Re: [PATCH RFC v1 2/8] kernel/cpu_pm: Manage runtime PM in the idle path for CPUs

From: Rafael J. Wysocki
Date: Fri Oct 12 2018 - 03:43:48 EST


On Fri, Oct 12, 2018 at 12:08 AM Lina Iyer <ilina@xxxxxxxxxxxxxx> wrote:
>
> On Thu, Oct 11 2018 at 14:56 -0600, Rafael J. Wysocki wrote:
> >On Wednesday, October 10, 2018 11:20:49 PM CEST Raju P.L.S.S.S.N wrote:
> >> From: Ulf Hansson <ulf.hansson@xxxxxxxxxx>
> >>
> >> To allow CPUs being power managed by PM domains, let's deploy support for
> >> runtime PM for the CPU's corresponding struct device.
> >>
> >> More precisely, at the point when the CPU is about to enter an idle state,
> >> decrease the runtime PM usage count for its corresponding struct device,
> >> via calling pm_runtime_put_sync_suspend().

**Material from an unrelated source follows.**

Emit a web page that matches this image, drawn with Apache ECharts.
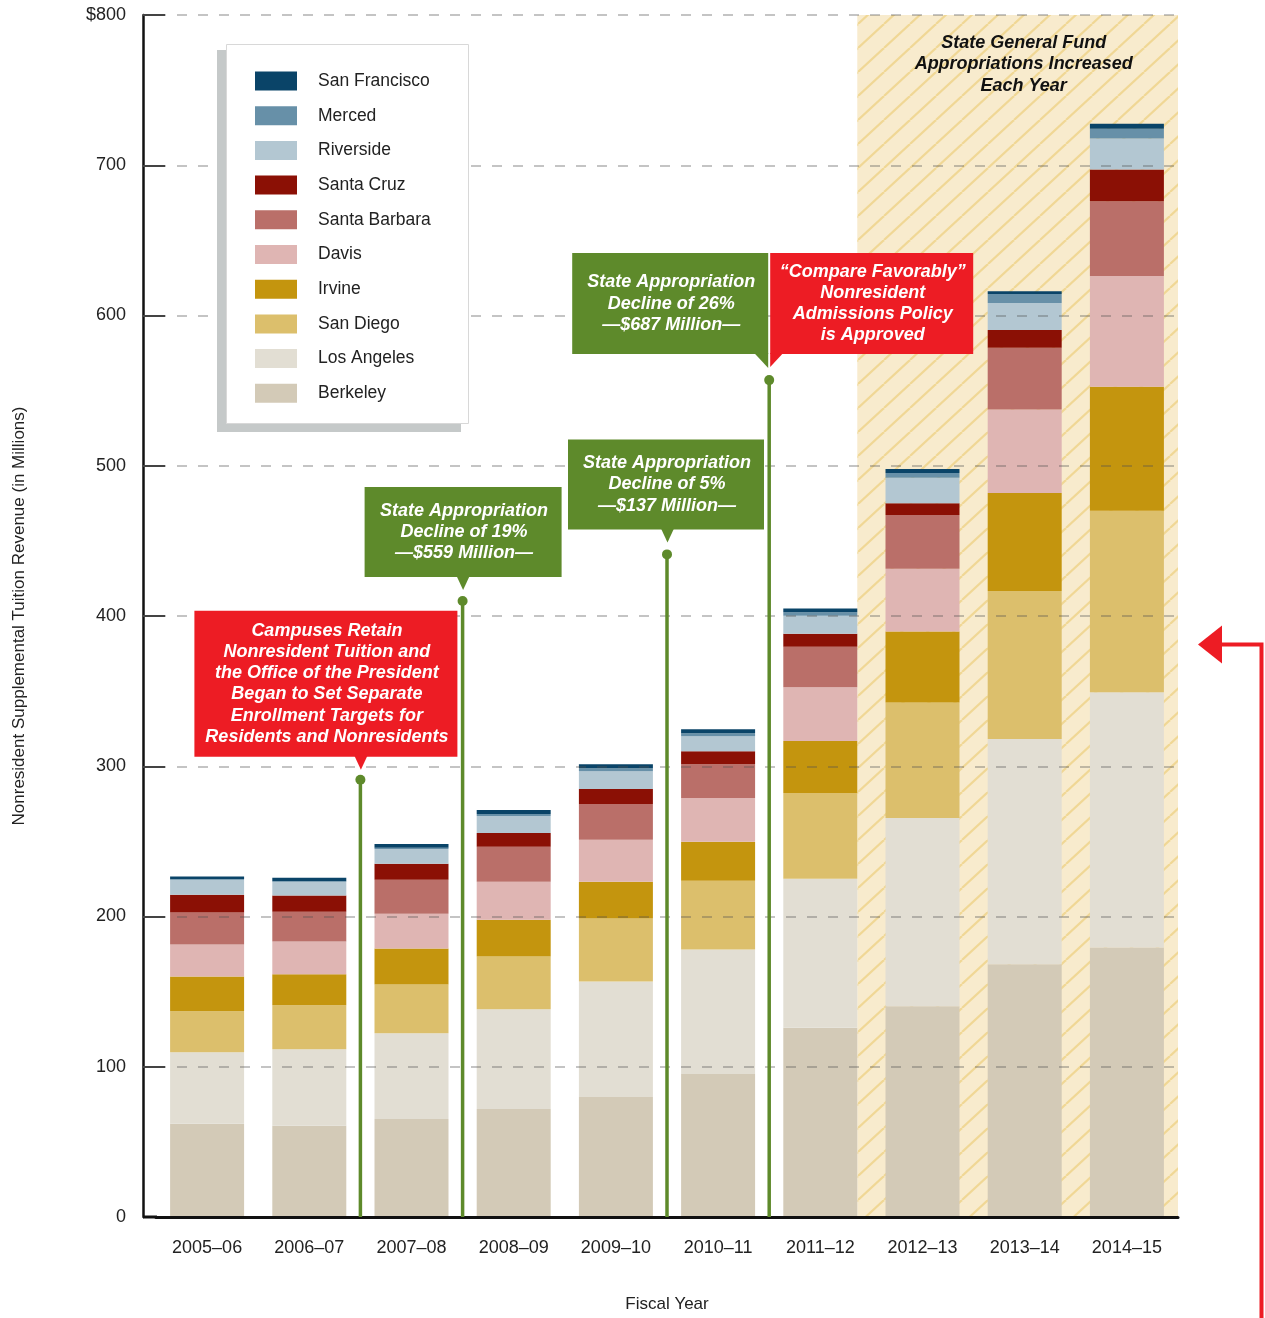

Then, at the point when the CPU
> >> resumes from idle, let's increase the runtime PM usage count, via calling
> >> pm_runtime_get_sync().
> >>
> >> Cc: Lina Iyer <ilina@xxxxxxxxxxxxxx>
> >> Co-developed-by: Lina Iyer <lina.iyer@xxxxxxxxxx>
> >> Signed-off-by: Ulf Hansson <ulf.hansson@xxxxxxxxxx>
> >> Signed-off-by: Raju P.L.S.S.S.N <rplsssn@xxxxxxxxxxxxxx>
> >> (am from https://patchwork.kernel.org/patch/10478153/)
> >> ---
> >> kernel/cpu_pm.c | 11 +++++++++++
> >> 1 file changed, 11 insertions(+)
> >>
> >> diff --git a/kernel/cpu_pm.c b/kernel/cpu_pm.c
> >> index 67b02e1..492d4a8 100644
> >> --- a/kernel/cpu_pm.c
> >> +++ b/kernel/cpu_pm.c
> >> @@ -16,9 +16,11 @@
> >> */
> >>
> >> #include <linux/kernel.h>
> >> +#include <linux/cpu.h>
> >> #include <linux/cpu_pm.h>
> >> #include <linux/module.h>
> >> #include <linux/notifier.h>
> >> +#include <linux/pm_runtime.h>
> >> #include <linux/spinlock.h>
> >> #include <linux/syscore_ops.h>
> >>
> >> @@ -91,6 +93,7 @@ int cpu_pm_enter(void)
> >> {
> >> int nr_calls;
> >> int ret = 0;
> >> + struct device *dev = get_cpu_device(smp_processor_id());
> >>
> >> ret = cpu_pm_notify(CPU_PM_ENTER, -1, &nr_calls);
> >> if (ret)
> >> @@ -100,6 +103,9 @@ int cpu_pm_enter(void)
> >> */
> >> cpu_pm_notify(CPU_PM_ENTER_FAILED, nr_calls - 1, NULL);
> >>
> >> + if (!ret && dev && dev->pm_domain)
> >> + pm_runtime_put_sync_suspend(dev);
> >
> >This may cause a power domain to go off, but if it goes off, then the idle
> >governor has already selected idle states for all of the CPUs in that domain.
> >
> >Is there any way to ensure that turning the domain off (and later on) will
> >no cause the target residency and exit latency expectations for those idle
> >states to be exceeded?
> >
> Good point.
>
> The cluster states should account for that additional latency.

But even then, you need to be sure that the idle governor selected
"cluster" states for all of the CPUs in the cluster. It might select
WFI for one of them for reasons unrelated to the distance to the next
timer (so to speak), for example.

> Just the CPU's power down states need not care about that.

The meaning of this sentence isn't particularly clear to me. :-)

> But, it would be nice if the PM domain governor could be cognizant of
> the idle state chosen for each CPU, that way we dont configure the
> domain to be powered off when the CPUs have just chosen to power down
> (not chosen a cluster state). I think that is a whole different topic to
> discuss.

This needs to be sorted out before the approach becomes viable, though.

Basically, the domain governor needs to track what the idle governor
did for all of the CPUs in the domain and only let the domain go off
if the latency matches all of the states selected by the idle
governor. Otherwise the idle governor's assumptions would be violated
and it would become essentially useless overhead.

Thanks,
Rafael